According to a senior State Department official, the US is not close to recapitalizing the Afghan central bank. Although there have been discussions on the matter, the official said they still have deep concerns about the assets potentially being diverted to terrorism.
"We do not have confidence that that institution has the safeguards and monitoring in place to manage assets responsibly and inclusively. Needless to say, the Taliban sheltering of al Qaeda leader Ayman al-Zawahiri reinforces the deep concerns we have long had regarding diversion of funds to terrorist groups," they said.
At the markets in Kabul, the stalls are groaning with fresh fruit and produce. The issue, vendors say, is that most people can't afford them.
"The price of flour has doubled. The price of cooking oil has more than doubled," one vendor says.
A few yards away, a young boy picks through a dumpster, collecting plastic waste to resell.
"Humanitarian aid only buys time. It doesn't develop, it doesn't increase incomes, it doesn't create jobs," says Anthony Cordesman, emeritus chair in strategy at the bipartisan research organization, the Center for Strategic and International Studies in Washington.
Cordesman warns that Afghanistan's overall economic decline didn't begin with the Taliban's return to power, and neither did the country's reliance on foreign aid.

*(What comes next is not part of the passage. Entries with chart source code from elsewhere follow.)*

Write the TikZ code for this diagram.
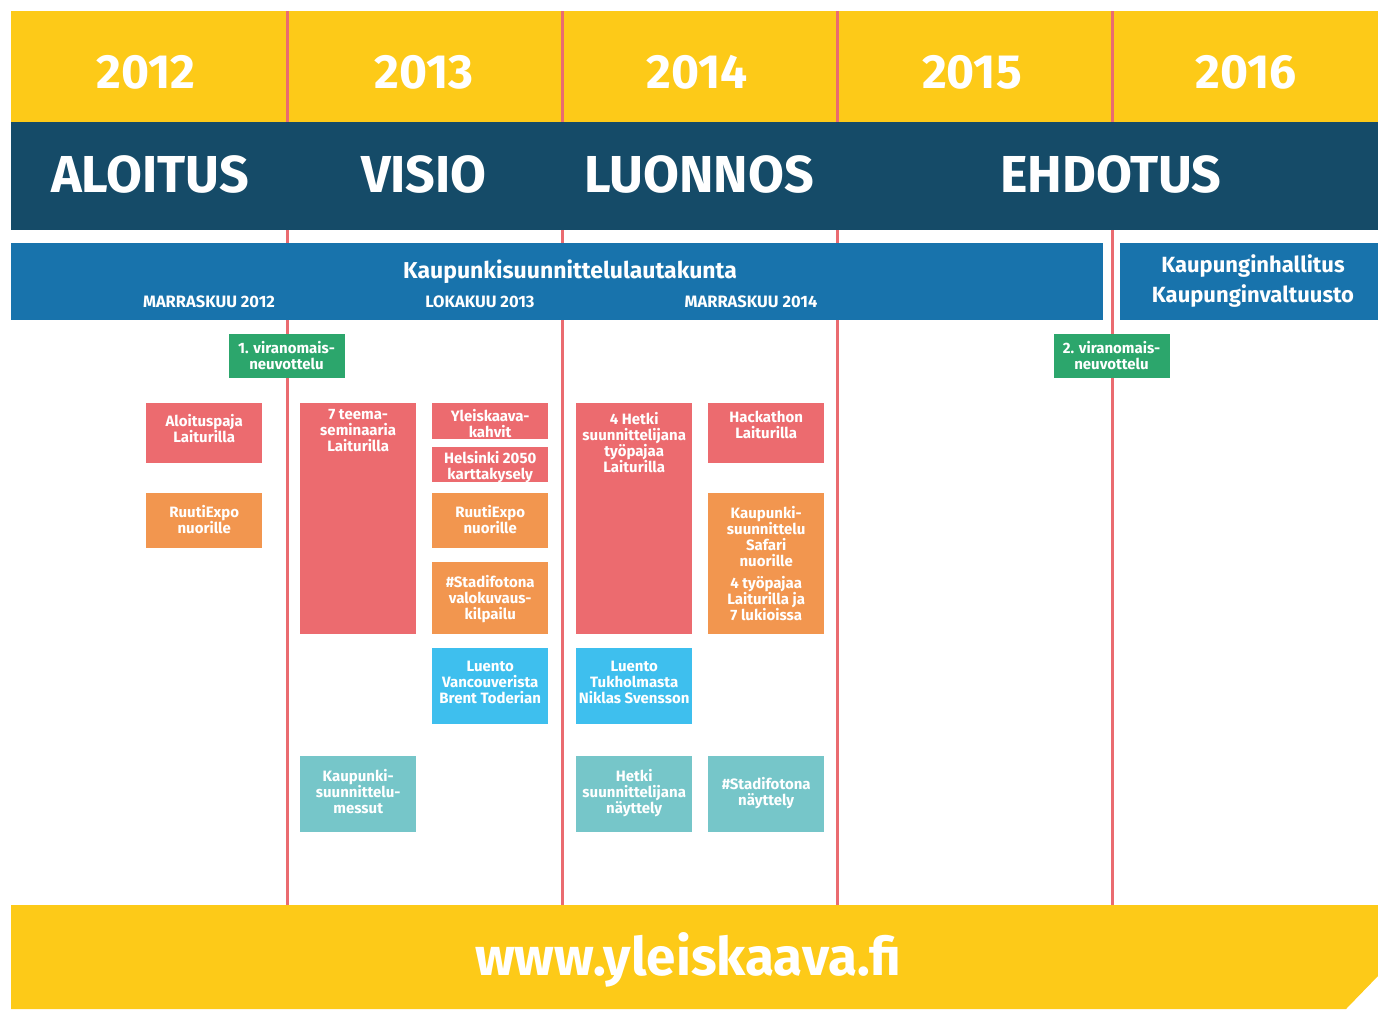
\documentclass[tikz,border=0pt]{standalone}
\usepackage{fontspec}
\setmainfont{Fira Sans}
\usetikzlibrary{positioning}
\definecolor{sun}{HTML}{FDCA18}
\definecolor{navy}{HTML}{154B68}
\definecolor{board}{HTML}{1873AC}
\definecolor{coral}{HTML}{EC6B6F}
\definecolor{peach}{HTML}{F2964F}
\definecolor{sky}{HTML}{3EBFEE}
\definecolor{aqua}{HTML}{76C6C9}
\definecolor{mint}{HTML}{2CA66C}
\definecolor{divider}{HTML}{EA6B70}
\newcommand\evfont{\fontsize{15}{16}\selectfont\bfseries}

\begin{document}
\begin{tikzpicture}[x=1pt,y=-1pt]
\tikzset{band/.style={fill=#1,inner sep=0pt,anchor=north west},
  evbox/.style={fill=#1,inner sep=0pt,minimum width=116pt,anchor=north west},
  evtext/.style={text=white,font=\evfont,align=center,inner sep=0pt},
  meet/.style={fill=mint,text=white,font=\evfont,align=center,inner sep=0pt,minimum width=116pt,minimum height=44pt},
  yeartext/.style={text=white,font=\fontsize{#1}{#1}\selectfont\bfseries},
  yeartext/.default=52,
  bandtext/.style={text=white,font=#1\bfseries,inner sep=0pt},
  divline/.style={draw=divider,line width=3pt}}
\useasboundingbox (0,0) rectangle (1378,1009);
% years
\node[band=sun,minimum width=1367pt,minimum height=111pt] (years) at (11,11) {};
\foreach \yr/\cx in {2012/146,2013/424,2014/697,2015/972,2016/1246}
  \node[yeartext=48] (y\yr) at (\cx,72) {\yr};
\foreach \x in {287,562,837,1112}
  \draw[divline] (\x,11) -- (\x,905);
% phases
\node[band=navy,minimum width=1367pt,minimum height=108pt] (phases) at (11,122) {};
\node[yeartext] (aloitus) at (150,174) {ALOITUS};
\node[yeartext] (visio) at (424,174) {VISIO};
\node[yeartext] (luonnos) at (699,174) {LUONNOS};
\node[yeartext] (ehdotus) at (1111,174) {EHDOTUS};
% decision makers
\node[band=board,minimum width=1092pt,minimum height=77pt] (ksla) at (11,243) {};
\node[band=board,minimum width=258pt,minimum height=77pt] (khs) at (1120,243) {};
\node[bandtext=\fontsize{23}{26}\selectfont,anchor=base] (kslaT) at (570,278) {Kaupunkisuunnittelulautakunta};
\node[bandtext=\fontsize{16.5}{18}\selectfont,anchor=base] (m12) at (209,307) {MARRASKUU 2012};
\node[bandtext=\fontsize{16.5}{18}\selectfont,anchor=base] (l13) at (480,307) {LOKAKUU 2013};
\node[bandtext=\fontsize{16.5}{18}\selectfont,anchor=base] (m14) at (751,307) {MARRASKUU 2014};
\node[bandtext=\fontsize{22}{30}\selectfont,align=center] (khsT) at (1253,281) {Kaupunginhallitus\\Kaupunginvaltuusto};
% authority meetings
\node[meet] (vn1) at (286.5,356) {1. viranomais-\\neuvottelu};
\node[meet] (vn2) at (1111.5,356) {2. viranomais-\\neuvottelu};
% events 2012
\node[evbox=coral,minimum height=60pt] (aloituspaja) at (146,403) {};
\node[evtext,below=11pt of aloituspaja.north] (aloituspajaT) {Aloituspaja\\Laiturilla};
\node[evbox=peach,minimum height=55pt] (ruuti1) at (146,493) {};
\node[evtext,below=12pt of ruuti1.north] (ruuti1T) {RuutiExpo\\nuorille};
% events 2013
\node[evbox=coral,minimum height=231pt] (teema) at (300,403) {};
\node[evtext,below=6pt of teema.north] (teemaT) {7 teema-\\seminaaria\\Laiturilla};
\node[evbox=coral,minimum height=36pt] (kahvit) at (432,403) {};
\node[evtext,below=6pt of kahvit.north] (kahvitT) {Yleiskaava-\\kahvit};
\node[evbox=coral,minimum height=35pt] (kysely) at (432,447) {};
\node[evtext,below=4pt of kysely.north] (kyselyT) {Helsinki 2050\\karttakysely};
\node[evbox=peach,minimum height=55pt] (ruuti2) at (432,493) {};
\node[evtext,below=12pt of ruuti2.north] (ruuti2T) {RuutiExpo\\nuorille};
\node[evbox=peach,minimum height=72pt] (kilpailu) at (432,562) {};
\node[evtext,below=13pt of kilpailu.north] (kilpailuT) {\#Stadifotona\\valokuvaus-\\kilpailu};
\node[evbox=sky,minimum height=76pt] (vancouver) at (432,648) {};
\node[evtext,below=13pt of vancouver.north] (vancouverT) {Luento\\Vancouverista\\Brent Toderian};
\node[evbox=aqua,minimum height=76pt] (messut) at (300,756) {};
\node[evtext,below=13pt of messut.north] (messutT) {Kaupunki-\\suunnittelu-\\messut};
% events 2014
\node[evbox=coral,minimum height=231pt] (tyopaja) at (576,403) {};
\node[evtext,below=9pt of tyopaja.north] (tyopajaT) {4 Hetki\\suunnittelijana\\työpajaa\\Laiturilla};
\node[evbox=coral,minimum height=60pt] (hackathon) at (708,403) {};
\node[evtext,below=8pt of hackathon.north] (hackathonT) {Hackathon\\Laiturilla};
\node[evbox=peach,minimum height=141pt] (safari) at (708,493) {};
\node[evtext,below=13pt of safari.north] (safariT) {Kaupunki-\\suunnittelu\\Safari\\nuorille\\[6pt]4 työpajaa\\Laiturilla ja\\7 lukioissa};
\node[evbox=sky,minimum height=76pt] (tukholma) at (576,648) {};
\node[evtext,below=13pt of tukholma.north] (tukholmaT) {Luento\\Tukholmasta\\Niklas Svensson};
\node[evbox=aqua,minimum height=76pt] (nayttely) at (576,756) {};
\node[evtext,below=13pt of nayttely.north] (nayttelyT) {Hetki\\suunnittelijana\\näyttely};
\node[evbox=aqua,minimum height=76pt] (fotonay) at (708,756) {};
\node[evtext,below=21pt of fotonay.north] (fotonayT) {\#Stadifotona\\näyttely};
% web address
\fill[sun] (11,905) -- (1378,905) -- (1378,976) -- (1346,1009) -- (11,1009) -- cycle;
\node[text=white,font=\fontsize{53}{53}\selectfont\bfseries,anchor=base] (web) at (688,975) {www.yleiskaava.fi};
\end{tikzpicture}
\end{document}
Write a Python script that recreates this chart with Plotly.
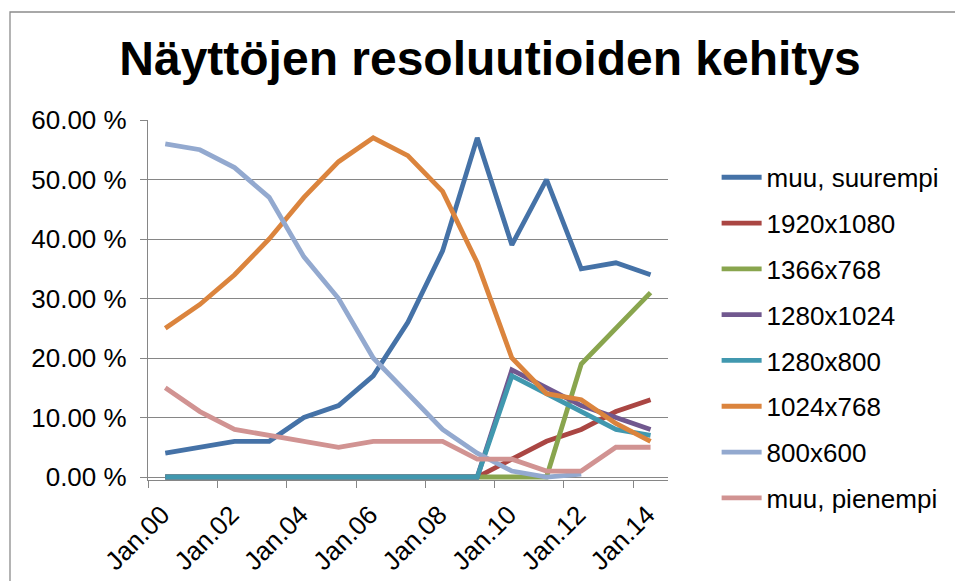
import plotly.graph_objects as go

# vuodet (Excel piirsi pisteet vuosivälin keskelle)
years = list(range(2000, 2015))
dates = [f"{y}-07-01" for y in years]

series_names = ["muu, suurempi", "1920x1080", "1366x768", "1280x1024",
                "1280x800", "1024x768", "800x600", "muu, pienempi"]

muu_suurempi = [4, 5, 6, 6, 10, 12, 17, 26, 38, 57, 39, 50, 35, 36, 34]
r1920x1080 = [0, 0, 0, 0, 0, 0, 0, 0, 0, 0, 3, 6, 8, 11, 13]
r1366x768 = [0, 0, 0, 0, 0, 0, 0, 0, 0, 0, 0, 0, 19, 25, 31]
r1280x1024 = [0, 0, 0, 0, 0, 0, 0, 0, 0, 0, 18, 15, 12, 10, 8]
r1280x800 = [0, 0, 0, 0, 0, 0, 0, 0, 0, 0, 17, 14, 11, 8, 7]
r1024x768 = [25, 29, 34, 40, 47, 53, 57, 54, 48, 36, 20, 14, 13, 9, 6]
r800x600 = [56, 55, 52, 47, 37, 30, 20, 14, 8, 4, 1, 0, 0.5, None, None]
muu_pienempi = [15, 11, 8, 7, 6, 5, 6, 6, 6, 3, 3, 1, 1, 5, 5]

values = [muu_suurempi, r1920x1080, r1366x768, r1280x1024,
          r1280x800, r1024x768, r800x600, muu_pienempi]
colors = ["#4572A7", "#AA4643", "#89A54E", "#71588F",
          "#4198AF", "#DB843D", "#93A9CF", "#D19392"]

FONT = "Liberation Sans, Arial, sans-serif"

fig = go.Figure()
for name, vals, col in zip(series_names, values, colors):
    fig.add_trace(go.Scatter(x=dates, y=vals, name=name, mode="lines",
                             legendgroup=name,
                             line=dict(color=col, width=4.8)))

# harmaa kehys koko kaavion ympärille (sivun 8px marginaali huomioitu)
fig.add_shape(type="rect", xref="paper", yref="paper",
              x0=(2 - 140) / 520, x1=1.7, y0=-0.4, y1=(472 - 4) / 360,
              line=dict(color="#8c8c8c", width=1.3), layer="below")

fig.update_layout(
    width=963, height=581,
    margin=dict(l=140, r=303, t=112, b=109, autoexpand=False),
    paper_bgcolor="white", plot_bgcolor="white",
    font=dict(family=FONT, size=26, color="black"),
    title=dict(text="Näyttöjen resoluutioiden kehitys",
               font=dict(family=FONT, size=48, color="black", weight="bold"),
               x=482 / 963, xanchor="center", xref="container",
               y=1 - 50 / 581, yanchor="middle", yref="container"),
    legend=dict(x=1.0935, xanchor="left", y=0.906, yanchor="top",
                font=dict(family=FONT, size=26, color="black"),
                itemwidth=40, tracegroupgap=9, maxheight=600,
                bgcolor="rgba(0,0,0,0)"),
    showlegend=True,
)

fig.update_xaxes(type="date", range=["2000-01-01", "2015-01-01"],
                 tick0="2000-01-01", dtick="M24", tickformat="%b.%y",
                 tickangle=-45, ticks="outside", ticklen=7,
                 tickcolor="#868686", tickwidth=1.3,
                 ticklabelshift=14, ticklabelstandoff=1,
                 showline=True, linecolor="#868686", linewidth=1.3,
                 showgrid=False, zeroline=False,
                 tickfont=dict(family=FONT, size=26, color="black"))

fig.update_yaxes(range=[-0.5, 60], tick0=0, dtick=10,
                 tickformat=".2f", ticksuffix=" %",
                 ticks="outside", ticklen=7, tickcolor="#868686", tickwidth=1.3,
                 ticklabelstandoff=8,
                 showline=True, linecolor="#868686", linewidth=1.3,
                 showgrid=True, gridcolor="#868686", gridwidth=1.3,
                 zeroline=False,
                 tickfont=dict(family=FONT, size=26, color="black"))

fig.write_html("out.html")
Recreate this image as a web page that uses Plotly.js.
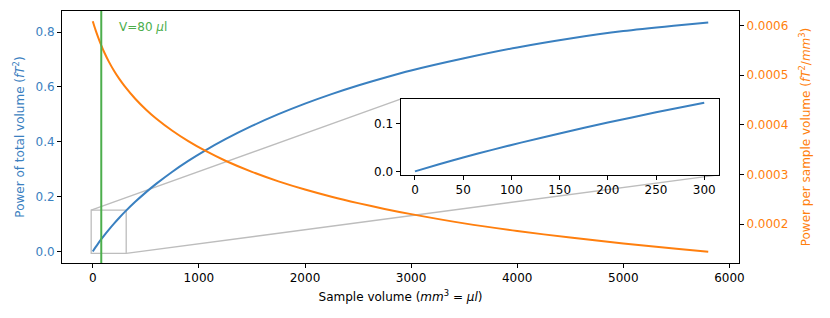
<!DOCTYPE html>
<html>
<head>
<meta charset="utf-8">
<script src="https://cdn.plot.ly/plotly-3.0.1.min.js"></script>
<style>html,body{margin:0;padding:0;background:#fff;}#chart{width:830px;height:318px;}</style>
</head>
<body>
<div id="chart"></div>
<script>
// Sample volume (mm^3 = µl)
const sampleVolume = [0, 25, 50, 80, 110, 150, 200, 250, 300, 400, 500, 600, 750, 900, 1050, 1250, 1500, 1750, 2000, 2250, 2500, 2750, 3000, 3500, 4000, 4500, 5000, 5500, 5800];
// Power of total volume (fT^2)
const totalPower = [0, 0.0148, 0.02885, 0.04482, 0.05999, 0.0792, 0.10182, 0.12315, 0.1434, 0.18104, 0.21555, 0.24738, 0.291, 0.33039, 0.36624, 0.4095, 0.4578, 0.50068, 0.5392, 0.57398, 0.6055, 0.63388, 0.66, 0.70455, 0.744, 0.7767, 0.804, 0.8245, 0.8355];
// Power per sample volume (fT^2 / mm^3)
const powerPerVolume = [0.0006090, 0.0005921, 0.0005770, 0.0005603, 0.0005454, 0.0005280, 0.0005091, 0.0004926, 0.0004780, 0.0004526, 0.0004311, 0.0004123, 0.0003880, 0.0003671, 0.0003488, 0.0003276, 0.0003052, 0.0002861, 0.0002696, 0.0002551, 0.0002422, 0.0002305, 0.0002200, 0.0002013, 0.0001860, 0.0001726, 0.0001608, 0.0001499, 0.00014405];
// Marked sample volume
const markedVolume = 80;
const markedLabel = 'V=80 <i>μ</i>l';
// Zoomed region shown in the inset
const zoomMaxVolume = 300;
const xTickVals = [0, 1000, 2000, 3000, 4000, 5000, 6000];
const leftTickVals = [0, 0.2, 0.4, 0.6, 0.8];
const rightTickVals = [0.0002, 0.0003, 0.0004, 0.0005, 0.0006];
const insetXTickVals = [0, 50, 100, 150, 200, 250, 300];
const insetYTickVals = [0, 0.1];

const BLUE = '#3a80c0';
const ORANGE = '#ff7f0e';
const GREEN = '#4cae4c';
const GRAY = '#bdbdbd';
const FONT = 'DejaVu Sans, Verdana, sans-serif';

const zoomX = [], zoomY = [];
sampleVolume.forEach((v, i) => { if (v <= zoomMaxVolume) { zoomX.push(v); zoomY.push(totalPower[i]); } });

const xRange = [-290, 6090];
const yRange = [-0.042, 0.877];
const y2Range = [0.0001214, 0.0006296];
const insetDomX = [0.5, 0.97];
const insetDomY = [0.35, 0.65];
const insetXRange = [-15, 315];
const insetYRange = [-0.0072, 0.1506];

function px2data(p, r) { return r[0] + p * (r[1] - r[0]); }

const traces = [
  {x: sampleVolume, y: totalPower, type: 'scatter', mode: 'lines', xaxis: 'x', yaxis: 'y',
   line: {color: BLUE, width: 2, shape: 'spline', smoothing: 0.8}, hoverinfo: 'skip'},
  {x: sampleVolume, y: powerPerVolume, type: 'scatter', mode: 'lines', xaxis: 'x', yaxis: 'y2',
   line: {color: ORANGE, width: 2, shape: 'spline', smoothing: 0.8}, hoverinfo: 'skip'},
  {x: zoomX, y: zoomY, type: 'scatter', mode: 'lines', xaxis: 'x2', yaxis: 'y3',
   line: {color: BLUE, width: 2, shape: 'spline', smoothing: 0.8}, hoverinfo: 'skip'}
];

// inset corners expressed in main data coordinates
const inL = px2data(insetDomX[0], xRange), inR = px2data(insetDomX[1], xRange);
const inB = px2data(insetDomY[0], yRange), inT = px2data(insetDomY[1], yRange);

const shapes = [
  {type: 'rect', xref: 'x', yref: 'y', x0: insetXRange[0], x1: insetXRange[1], y0: insetYRange[0], y1: insetYRange[1],
   line: {color: GRAY, width: 1.3}, layer: 'below'},
  {type: 'line', xref: 'x', yref: 'y', x0: insetXRange[0], y0: insetYRange[1], x1: inL, y1: inT,
   line: {color: GRAY, width: 1.3}, layer: 'below'},
  {type: 'line', xref: 'x', yref: 'y', x0: insetXRange[1], y0: insetYRange[0], x1: inR, y1: inB,
   line: {color: GRAY, width: 1.3}, layer: 'below'},
  {type: 'line', xref: 'x', yref: 'paper', x0: markedVolume, x1: markedVolume, y0: 0, y1: 1,
   line: {color: GREEN, width: 2}, layer: 'above'}
];

const axisCommon = {showgrid: false, zeroline: false, showline: true, linecolor: '#000', linewidth: 1,
  ticks: 'outside', ticklen: 4, tickwidth: 1, tickcolor: '#000', fixedrange: true};

const layout = {
  width: 830, height: 318,
  margin: {l: 62, r: 91, t: 11, b: 55, pad: 0},
  paper_bgcolor: '#fff', plot_bgcolor: '#fff',
  showlegend: false,
  font: {family: FONT, size: 12, color: '#000'},
  xaxis: Object.assign({}, axisCommon, {
    domain: [0, 1], anchor: 'y', range: xRange, mirror: true,
    tickvals: xTickVals, ticktext: xTickVals.map(String),
    tickfont: {family: FONT, size: 12, color: '#000'},
    title: {text: 'Sample volume (<i>mm</i><sup>3</sup> = <i>μl</i>)', font: {family: FONT, size: 12, color: '#000'}, standoff: 8},
    automargin: false
  }),
  yaxis: Object.assign({}, axisCommon, {
    domain: [0, 1], anchor: 'x', range: yRange,
    tickvals: leftTickVals, tickformat: '.1f',
    tickfont: {family: FONT, size: 12, color: BLUE},
    title: {text: 'Power of total volume (<i>fT</i><sup>2</sup>)', font: {family: FONT, size: 12, color: BLUE}, standoff: 8},
    automargin: false
  }),
  yaxis2: Object.assign({}, axisCommon, {
    overlaying: 'y', side: 'right', anchor: 'x', range: y2Range,
    tickvals: rightTickVals, tickformat: '.4f',
    tickfont: {family: FONT, size: 12, color: ORANGE},
    title: {text: 'Power per sample volume (<i>fT</i><sup>2</sup>/<i>mm</i><sup>3</sup>)', font: {family: FONT, size: 12, color: ORANGE}, standoff: 14},
    automargin: false
  }),
  xaxis2: Object.assign({}, axisCommon, {
    domain: insetDomX, anchor: 'y3', range: insetXRange, mirror: true,
    tickvals: insetXTickVals, ticktext: insetXTickVals.map(String),
    tickfont: {family: FONT, size: 12, color: '#000'}, automargin: false
  }),
  yaxis3: Object.assign({}, axisCommon, {
    domain: insetDomY, anchor: 'x2', range: insetYRange, mirror: true,
    tickvals: insetYTickVals, tickformat: '.1f',
    tickfont: {family: FONT, size: 12, color: '#000'}, automargin: false
  }),
  shapes: shapes,
  annotations: [
    {xref: 'x', yref: 'y', x: 230, y: 0.82, xanchor: 'left', yanchor: 'middle', showarrow: false,
     text: markedLabel, font: {family: FONT, size: 12, color: GREEN}}
  ]
};

Plotly.newPlot('chart', traces, layout, {staticPlot: true, displayModeBar: false});
</script>
</body>
</html>
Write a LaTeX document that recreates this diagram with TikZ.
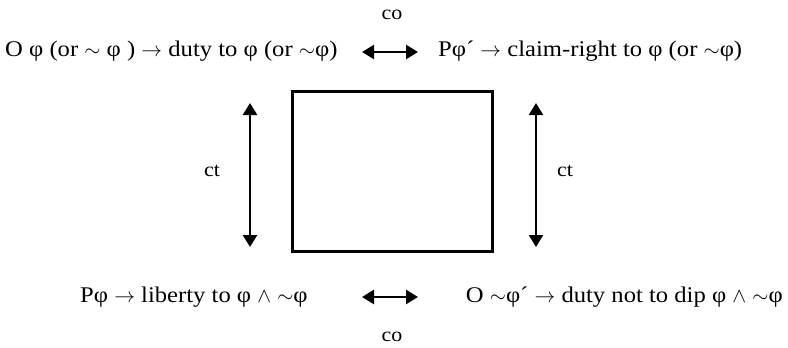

"If we can find ways to negotiate an effective aid process, where we know the money will go to the people, where it will be distributed broadly, where it will not simply support the Taliban government, then these are negotiating initiatives we should pursue as strongly as possible. But building a tissue of lies -- the equivalent of an aid process based on a house of cards -- taking this money, which could go to many other countries, which can use aid effectively, makes no sense."
As Kabul's nights begin to cool and its days grow shorter, the fear among humanitarian workers is that this winter will be even worse than the last.
"It is not in American interest to see the economy implode," the senior State Department official said. "We acknowledge that the humanitarian crisis remains serious and dire."